MANILA – The operator of Cebu Pacific is mulling over the acquisition of bigger aircraft for the expansion of its long-haul operations.
During its stockholders meeting on Thursday, Cebu Air Inc (CEB) president Lance Y. Gokongwei told reporters that the company is in “constant contact with all aircraft manufacturers” — such as Airbus, Boeing and Bombardier — for the purchase of new aircraft.
“I think the market is going towards larger planes because slots are limited. We have to make maximum use of limited slots,” Gokongwei said, referring to the limited slots at the Ninoy Aquino International Airport (NAIA).

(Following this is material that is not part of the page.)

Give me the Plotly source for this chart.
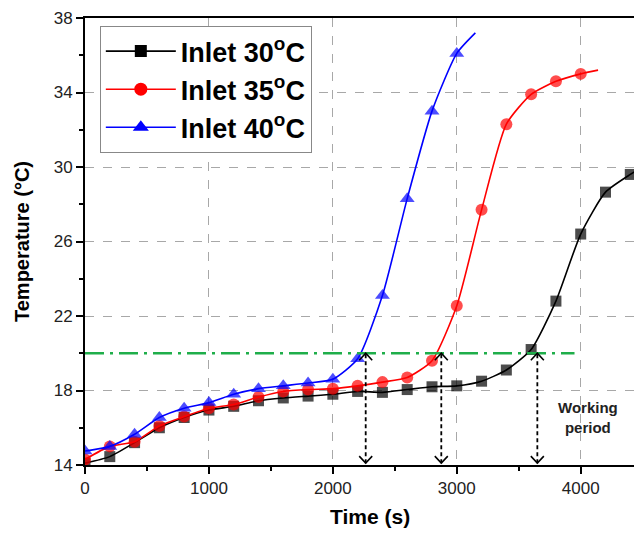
import plotly.graph_objects as go

# ---------------- data ----------------
t_marks = [0, 200, 400, 600, 800, 1000, 1200, 1400, 1600, 1800, 2000,
           2200, 2400, 2600, 2800, 3000, 3200, 3400, 3600, 3800, 4000, 4200, 4400]

temp_30 = [14.1, 14.45, 15.2, 16.0, 16.55, 16.95, 17.15, 17.45, 17.6, 17.7, 17.8,
           17.95, 17.9, 18.05, 18.2, 18.25, 18.5, 19.1, 20.2, 22.8, 26.4, 28.65, 29.6]
end_30 = (4450, 29.8)

temp_35 = [14.3, 15.0, 15.25, 16.1, 16.6, 17.05, 17.25, 17.65, 17.95, 18.05, 18.1,
           18.25, 18.45, 18.7, 19.6, 22.55, 27.7, 32.3, 33.9, 34.6, 35.0]
end_35 = (4140, 35.2)

temp_40 = [14.75, 15.0, 15.65, 16.55, 17.05, 17.35, 17.8, 18.1, 18.25, 18.4, 18.6,
           19.7, 23.1, 28.3, 33.0, 36.1]
end_40 = (3150, 37.2)

series_names = ["Inlet 30<sup>o</sup>C", "Inlet 35<sup>o</sup>C", "Inlet 40<sup>o</sup>C"]
series_colors = ["#000000", "#ff0000", "#0000ff"]
series_symbols = ["square", "circle", "triangle-up"]
series_sizes = [11, 12, 13]
legend_sizes = [12, 13, 14]

threshold = 20
threshold_end = 3950
working_end = [2265, 2875, 3650]

x_ticks = [0, 1000, 2000, 3000, 4000]
y_ticks = [14, 18, 22, 26, 30, 34, 38]

FONT = "Liberation Sans, Arial, sans-serif"

# ---------------- figure ----------------
fig = go.Figure()

for name, vals, end, col, sym, sz in zip(
        series_names, [temp_30, temp_35, temp_40], [end_30, end_35, end_40],
        series_colors, series_symbols, series_sizes):
    xs = t_marks[:len(vals)] + [end[0]]
    ys = vals + [end[1]]
    sizes = [sz] * len(vals) + [0]
    fig.add_trace(go.Scatter(
        x=xs, y=ys, name=name, mode="lines+markers", showlegend=False,
        line=dict(color=col, width=1.6, shape="spline", smoothing=0.6),
        marker=dict(symbol=sym, size=sizes, color=col, line=dict(width=0)),
    ))

# legend entries
for name, col, sym, lsz in zip(series_names, series_colors, series_symbols, legend_sizes):
    fig.add_trace(go.Scatter(
        x=[None], y=[None], name=name, mode="lines+markers", legendgroup=name,
        line=dict(color=col, width=1.6),
        marker=dict(symbol=sym, size=lsz, color=col, line=dict(width=0)),
    ))

shapes = [dict(type="line", xref="x", yref="y", x0=0, x1=threshold_end,
               y0=threshold, y1=threshold,
               line=dict(color="#1fae4a", width=2.5, dash="19px,6px,3px,6px"))]
for t in working_end:
    shapes.append(dict(type="line", xref="x", yref="y", x0=t, x1=t,
                       y0=14.1, y1=threshold,
                       line=dict(color="black", width=1.8, dash="4px,3px")))
    # up chevron at the threshold, down chevron at the bottom
    shapes.append(dict(type="path", xref="x", yref="y",
                       xsizemode="pixel", ysizemode="pixel",
                       xanchor=t, yanchor=threshold,
                       path="M -6.5,-7 L 0,0 L 6.5,-7",
                       line=dict(color="black", width=1.6)))
    shapes.append(dict(type="path", xref="x", yref="y",
                       xsizemode="pixel", ysizemode="pixel",
                       xanchor=t, yanchor=14.1,
                       path="M -6.5,7 L 0,0 L 6.5,7",
                       line=dict(color="black", width=1.6)))

annotations = [
    dict(x=4056, y=16.55, xref="x", yref="y",
         text="<b>Working<br>period</b>", showarrow=False,
         font=dict(family=FONT, size=15, color="#222222")),
    dict(x=0.519, y=-0.116, xref="paper", yref="paper",
         text="<b>Time (s)</b>", showarrow=False,
         xanchor="center", yanchor="middle",
         font=dict(family=FONT, size=21, color="black")),
]

fig.update_layout(
    width=634, height=533,
    margin=dict(l=85, r=0, t=18, b=68),
    paper_bgcolor="white", plot_bgcolor="white",
    font=dict(family=FONT, color="#222222"),
    shapes=shapes, annotations=annotations,
    showlegend=True,
    legend=dict(x=0.027, y=0.982, xanchor="left", yanchor="top",
                bgcolor="white", bordercolor="#888888", borderwidth=1,
                font=dict(family=FONT, size=27, color="black", weight="bold"),
                itemsizing="trace", itemwidth=70,
                traceorder="grouped", tracegroupgap=0),
)

fig.update_xaxes(
    range=[0, 4430], tickvals=x_ticks, ticktext=[str(v) for v in x_ticks],
    showline=True, linecolor="black", linewidth=2, mirror=True,
    ticks="outside", ticklen=7, tickwidth=1.5, tickcolor="black",
    minor=dict(dtick=500, ticks="outside", ticklen=4, tickwidth=1.5, tickcolor="black", showgrid=False),
    showgrid=True, gridcolor="#a8a8a8", griddash="dash", gridwidth=1,
    tickfont=dict(family=FONT, size=17, color="#222222"),
    zeroline=False,
)
fig.update_yaxes(
    range=[14, 38], tickvals=y_ticks, ticktext=[str(v) for v in y_ticks],
    showline=True, linecolor="black", linewidth=2, mirror=False,
    ticks="outside", ticklen=7, tickwidth=1.5, tickcolor="black",
    minor=dict(dtick=2, ticks="outside", ticklen=4, tickwidth=1.5, tickcolor="black", showgrid=False),
    showgrid=True, gridcolor="#a8a8a8", griddash="dash", gridwidth=1,
    tickfont=dict(family=FONT, size=17, color="#222222"),
    zeroline=False,
    title=dict(text="<b>Temperature (°C)</b>", standoff=19,
               font=dict(family=FONT, size=20, color="black")),
)

fig.write_html("out.html")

According to the Department of Transportation and Communications, the NAIA’s runway can accommodate an hourly average of 36 events, defined as either takeoffs or landings. Aircraft movements — either takeoffs or landings — at NAIA went up to 255,000 in 2011 compared with 171,000 in 2006.

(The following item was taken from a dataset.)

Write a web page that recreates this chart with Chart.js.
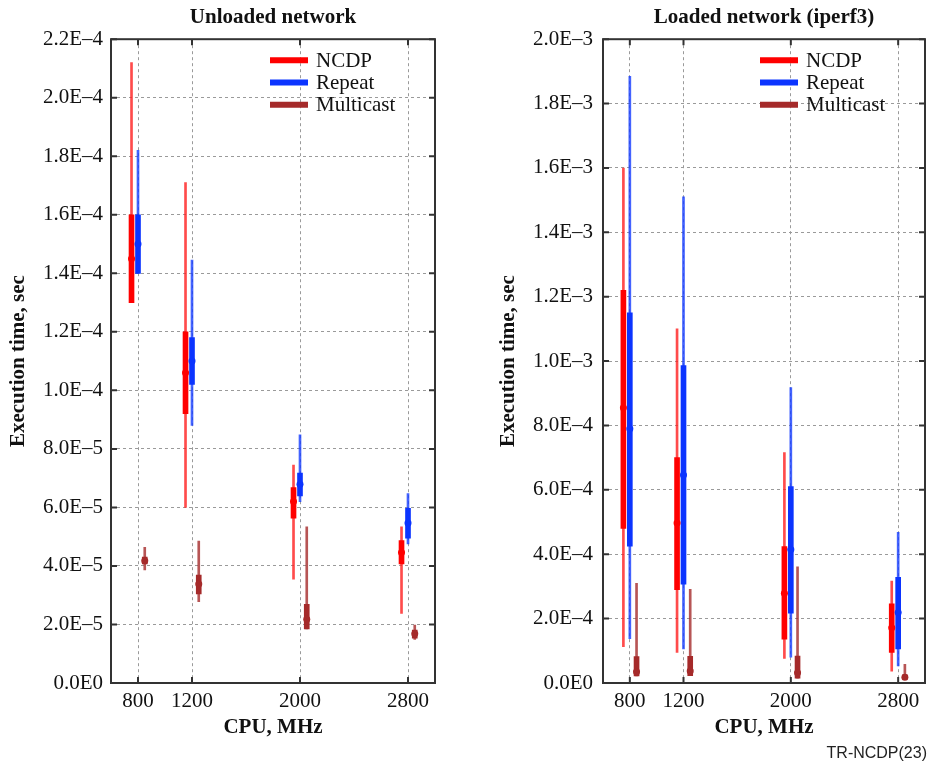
<!DOCTYPE html>
<html>
<head>
<meta charset="utf-8">
<script src="https://cdn.jsdelivr.net/npm/chart.js@4.4.0/dist/chart.umd.min.js"></script>
<style>
body{margin:0;background:#fff;}
#wrap{position:relative;width:929px;height:764px;}
#left{position:absolute;left:0;top:0;}
#right{position:absolute;left:465px;top:0;}
#foot{position:absolute;right:2px;top:745px;font:16px "Liberation Sans",Arial,sans-serif;line-height:16px;color:#222;}
</style>
</head>
<body>
<div id="wrap">
<canvas id="left" width="465" height="764"></canvas>
<canvas id="right" width="464" height="764"></canvas>
<div id="foot">TR-NCDP(23)</div>
</div>
<script>
const cpu = [800, 1200, 2000, 2800];
const seriesNames = ['NCDP', 'Repeat', 'Multicast'];
const yTicksUnloaded = [0, 2e-5, 4e-5, 6e-5, 8e-5, 1e-4, 1.2e-4, 1.4e-4, 1.6e-4, 1.8e-4, 2e-4, 2.2e-4];
const yTicksLoaded = [0, 2e-4, 4e-4, 6e-4, 8e-4, 1e-3, 1.2e-3, 1.4e-3, 1.6e-3, 1.8e-3, 2e-3];

// [min, q1, median, q3, max] for each cpu
const ncdpUnloaded = [
  [1.30e-4, 1.30e-4, 1.45e-4, 1.60e-4, 2.12e-4],
  [6.0e-5, 9.2e-5, 1.06e-4, 1.20e-4, 1.71e-4],
  [3.55e-5, 5.63e-5, 6.2e-5, 6.68e-5, 7.45e-5],
  [2.38e-5, 4.07e-5, 4.46e-5, 4.87e-5, 5.34e-5]
];
const repeatUnloaded = [
  [1.40e-4, 1.40e-4, 1.50e-4, 1.60e-4, 1.82e-4],
  [8.8e-5, 1.02e-4, 1.10e-4, 1.18e-4, 1.445e-4],
  [6.2e-5, 6.39e-5, 6.79e-5, 7.17e-5, 8.48e-5],
  [4.75e-5, 4.95e-5, 5.47e-5, 5.97e-5, 6.47e-5]
];
const multicastUnloaded = [
  [3.86e-5, 4.07e-5, 4.18e-5, 4.30e-5, 4.64e-5],
  [2.78e-5, 3.04e-5, 3.38e-5, 3.69e-5, 4.85e-5],
  [1.85e-5, 1.85e-5, 2.18e-5, 2.69e-5, 5.34e-5],
  [1.49e-5, 1.53e-5, 1.68e-5, 1.81e-5, 1.98e-5]
];
const ncdpLoaded = [
  [1.13e-4, 4.8e-4, 8.55e-4, 1.22e-3, 1.60e-3],
  [9.5e-5, 2.9e-4, 4.97e-4, 7.0e-4, 1.10e-3],
  [7.6e-5, 1.36e-4, 2.79e-4, 4.24e-4, 7.16e-4],
  [3.7e-5, 9.5e-5, 1.72e-4, 2.46e-4, 3.17e-4]
];
const repeatLoaded = [
  [1.38e-4, 4.25e-4, 7.9e-4, 1.15e-3, 1.885e-3],
  [1.06e-4, 3.07e-4, 6.46e-4, 9.86e-4, 1.51e-3],
  [8.0e-5, 2.17e-4, 4.15e-4, 6.1e-4, 9.18e-4],
  [5.3e-5, 1.06e-4, 2.19e-4, 3.28e-4, 4.68e-4]
];
const multicastLoaded = [
  [2.2e-5, 2.2e-5, 3.5e-5, 8.2e-5, 3.1e-4],
  [2.3e-5, 2.3e-5, 3.7e-5, 8.3e-5, 2.91e-4],
  [1.5e-5, 1.5e-5, 3.2e-5, 8.4e-5, 3.61e-4],
  [1.0e-5, 1.2e-5, 1.8e-5, 2.5e-5, 5.8e-5]
];

const serif = '"Liberation Serif", "Times New Roman", serif';
const colors = {NCDP: '#ff0000', Repeat: '#0b34ff', Multicast: '#a52a2a'};
const whiskerColors = {NCDP: 'rgba(255,30,30,0.8)', Repeat: 'rgba(20,60,255,0.8)', Multicast: 'rgba(165,42,42,0.8)'};
const shift = {NCDP: -48, Repeat: 0, Multicast: 50};

function makeDatasets(series) {
  const out = [];
  series.forEach((stats, k) => {
    const name = seriesNames[k];
    const xs = cpu.map(c => c + shift[name]);
    out.push({
      type: 'bar', grouped: false, order: 3, barThickness: 2,
      backgroundColor: whiskerColors[name],
      data: stats.map((s, i) => ({x: xs[i], y: [s[0], s[4]]}))
    });
    out.push({
      type: 'bar', grouped: false, order: 2, barThickness: 5,
      backgroundColor: colors[name],
      data: stats.map((s, i) => ({x: xs[i], y: [s[1], s[3]]}))
    });
    out.push({
      type: 'scatter', order: 1, pointRadius: 3.5, pointStyle: 'circle',
      backgroundColor: colors[name], borderWidth: 0,
      data: stats.map((s, i) => ({x: xs[i], y: s[2]}))
    });
  });
  return out;
}

const framePlugin = {
  id: 'frame',
  afterDatasetsDraw(chart) {
    const {ctx, chartArea: a, scales: {x, y}} = chart;
    ctx.save();
    ctx.strokeStyle = '#333';
    ctx.lineWidth = 2;
    ctx.beginPath();
    y.ticks.forEach(t => {
      const p = y.getPixelForValue(t.value);
      ctx.moveTo(a.left, p); ctx.lineTo(a.left + 6, p);
      ctx.moveTo(a.right, p); ctx.lineTo(a.right - 6, p);
    });
    x.ticks.forEach(t => {
      const p = x.getPixelForValue(t.value);
      ctx.moveTo(p, a.bottom); ctx.lineTo(p, a.bottom - 6);
      ctx.moveTo(p, a.top); ctx.lineTo(p, a.top + 6);
    });
    ctx.stroke();
    ctx.strokeRect(a.left, a.top, a.right - a.left, a.bottom - a.top);

    // legend
    const x0 = a.right - 165;
    ctx.font = '21px ' + serif;
    ctx.textBaseline = 'middle';
    ctx.lineWidth = 6;
    seriesNames.forEach((n, i) => {
      const yy = a.top + 21 + i * 22.3;
      ctx.strokeStyle = colors[n];
      ctx.beginPath();
      ctx.moveTo(x0, yy); ctx.lineTo(x0 + 38, yy);
      ctx.stroke();
      ctx.fillStyle = '#111';
      ctx.fillText(n, x0 + 46, yy + 1);
    });
    ctx.restore();
  }
};

function fmt(v) {
  if (v === 0) return '0.0E0';
  return v.toExponential(1).replace('e-', 'E\u2013').replace('e+', 'E');
}

function makeChart(id, title, series, yTicks, padLeft, padRight, yWidth, tickPad) {
  return new Chart(document.getElementById(id), {
    type: 'bar',
    data: {datasets: makeDatasets(series)},
    plugins: [framePlugin],
    options: {
      responsive: false,
      animation: false,
      layout: {padding: {left: padLeft, right: padRight, top: 0, bottom: 0}},
      plugins: {
        legend: {display: false},
        tooltip: {enabled: false},
        title: {
          display: true, fullSize: false, text: title, color: '#111',
          font: {family: serif, size: 21, weight: 'bold'}, padding: {top: 5, bottom: 9}
        }
      },
      scales: {
        x: {
          type: 'linear', min: 600, max: 3000, offset: false,
          afterBuildTicks: s => { s.ticks = cpu.map(v => ({value: v})); },
          afterFit: s => { s.height = 81; },
          grid: {color: '#9a9a9a', drawTicks: false, offset: false},
          border: {display: false, dash: [3, 3]},
          ticks: {color: '#111', font: {family: serif, size: 21}, padding: 6, callback: v => String(v)},
          title: {display: true, text: 'CPU, MHz', color: '#111', font: {family: serif, size: 21, weight: 'bold'}, padding: {top: 0, bottom: 24}}
        },
        y: {
          min: 0, max: yTicks[yTicks.length - 1],
          afterBuildTicks: s => { s.ticks = yTicks.map(v => ({value: v})); },
          afterFit: s => { s.width = yWidth; },
          grid: {color: '#9a9a9a', drawTicks: false},
          border: {display: false, dash: [3, 3]},
          ticks: {color: '#111', font: {family: serif, size: 21}, padding: tickPad, callback: fmt},
          title: {display: true, text: 'Execution time, sec', color: '#111', font: {family: serif, size: 21, weight: 'bold'}, padding: {top: 6, bottom: 0}}
        }
      }
    }
  });
}

makeChart('left', 'Unloaded network', [ncdpUnloaded, repeatUnloaded, multicastUnloaded], yTicksUnloaded, 0, 30, 111, 8);
makeChart('right', 'Loaded network (iperf3)', [ncdpLoaded, repeatLoaded, multicastLoaded], yTicksLoaded, 25, 1, 113, 10);
</script>
</body>
</html>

Data from the Department of Tourism show that the fleet of commercial airlines doubled to 119 in May last year from only 62 in 2008. These aircraft serviced 30 million passengers last year, up from 18 million in 2006.
The number of Cebu Pacific’s aircraft increased to 51 as of March — including 3 brand new Airbus A330 aircraft — from 43 last year.

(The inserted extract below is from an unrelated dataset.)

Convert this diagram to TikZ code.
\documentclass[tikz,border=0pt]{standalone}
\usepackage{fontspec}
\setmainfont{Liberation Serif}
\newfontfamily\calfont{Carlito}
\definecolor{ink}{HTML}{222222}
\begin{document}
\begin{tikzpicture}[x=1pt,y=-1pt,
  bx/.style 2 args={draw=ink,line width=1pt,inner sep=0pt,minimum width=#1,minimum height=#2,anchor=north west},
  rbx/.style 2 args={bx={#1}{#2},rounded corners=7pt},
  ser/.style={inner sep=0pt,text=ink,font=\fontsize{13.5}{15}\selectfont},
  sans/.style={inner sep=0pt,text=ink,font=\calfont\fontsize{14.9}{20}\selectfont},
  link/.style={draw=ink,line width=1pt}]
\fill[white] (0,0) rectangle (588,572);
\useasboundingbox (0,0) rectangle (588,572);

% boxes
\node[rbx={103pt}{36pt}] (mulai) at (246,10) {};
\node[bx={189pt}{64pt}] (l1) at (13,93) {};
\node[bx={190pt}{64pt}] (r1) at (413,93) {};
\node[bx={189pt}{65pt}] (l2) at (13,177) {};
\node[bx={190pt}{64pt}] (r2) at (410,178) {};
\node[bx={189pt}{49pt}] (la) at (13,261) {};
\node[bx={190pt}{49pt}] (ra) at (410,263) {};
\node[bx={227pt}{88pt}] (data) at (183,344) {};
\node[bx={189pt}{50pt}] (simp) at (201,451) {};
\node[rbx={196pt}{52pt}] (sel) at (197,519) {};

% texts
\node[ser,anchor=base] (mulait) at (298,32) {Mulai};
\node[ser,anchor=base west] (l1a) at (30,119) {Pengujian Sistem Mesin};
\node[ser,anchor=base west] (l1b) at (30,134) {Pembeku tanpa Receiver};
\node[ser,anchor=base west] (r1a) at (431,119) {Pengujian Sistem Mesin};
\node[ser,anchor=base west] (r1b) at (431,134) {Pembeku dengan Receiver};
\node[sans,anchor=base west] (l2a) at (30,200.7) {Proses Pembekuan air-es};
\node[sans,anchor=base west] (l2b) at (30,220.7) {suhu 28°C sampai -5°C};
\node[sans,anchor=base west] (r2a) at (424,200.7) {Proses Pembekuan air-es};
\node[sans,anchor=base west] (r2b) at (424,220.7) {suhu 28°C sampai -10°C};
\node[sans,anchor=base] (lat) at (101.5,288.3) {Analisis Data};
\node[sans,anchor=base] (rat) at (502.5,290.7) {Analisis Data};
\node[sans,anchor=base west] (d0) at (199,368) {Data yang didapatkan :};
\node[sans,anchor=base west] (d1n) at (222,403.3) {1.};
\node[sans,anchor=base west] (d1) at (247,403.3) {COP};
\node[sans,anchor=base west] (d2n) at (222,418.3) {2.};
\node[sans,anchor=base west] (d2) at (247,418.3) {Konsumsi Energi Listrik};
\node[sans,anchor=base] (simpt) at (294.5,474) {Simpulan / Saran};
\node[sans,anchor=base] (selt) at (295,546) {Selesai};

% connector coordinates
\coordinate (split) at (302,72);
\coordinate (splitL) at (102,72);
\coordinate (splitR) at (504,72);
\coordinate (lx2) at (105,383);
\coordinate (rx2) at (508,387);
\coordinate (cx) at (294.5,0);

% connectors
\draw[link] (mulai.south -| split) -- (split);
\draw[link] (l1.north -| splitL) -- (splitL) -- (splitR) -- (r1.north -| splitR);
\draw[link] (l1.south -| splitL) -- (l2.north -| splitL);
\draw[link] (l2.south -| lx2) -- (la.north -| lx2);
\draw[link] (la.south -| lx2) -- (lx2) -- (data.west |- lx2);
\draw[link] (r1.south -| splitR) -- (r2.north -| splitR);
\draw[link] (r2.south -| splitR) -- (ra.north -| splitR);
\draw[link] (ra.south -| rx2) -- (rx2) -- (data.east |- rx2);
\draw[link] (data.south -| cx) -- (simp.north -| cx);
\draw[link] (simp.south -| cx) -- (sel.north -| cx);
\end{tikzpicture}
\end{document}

Cebu Pacific’s plan to acquire bigger aircraft is in line with its strategy to operate long-haul flights, such as to Europe and the US.
“We’re constantly evaluating our complete plan. So clearly if we’re to do Europe and west coast in the United States then we need a new aircraft. At this time we’re still on our feasibility study,” Gokongwei said.
He said the company also is looking at increasing its flight entitlements to Hong Kong, Indonesia, Australia and Taiwan.
“We’ve actually asked CAB as well to prioritize those countries, Hong Kong as well as Australia. We feel that there’s really a lot of potential for the tourism growth from those countries, especially Hong Kong and Australia,” Gokongwei said, referring to the Civil Aeronautics Board.
Cebu Pacific has 15,000 seats for Hong Kong.
“We’d like to see some substantial increase in the Hong Kong entitlements. There hasn’t been a capacity increase in like 6 years between Manila and Hong Kong. So we’d like to see a substantial increase,” Gokongwei said.
In the first quarter, CEB reported a net income of P164.164 million, 85.8 percent lower than the P1.157 billion in the same three months of last year.
Revenues of P11.76 billion were 11.6 percent higher than the P10.54 billion in 2013. Passenger revenues amounted to P8.85 billion, up 8.3 percent from P8.17 billion last year.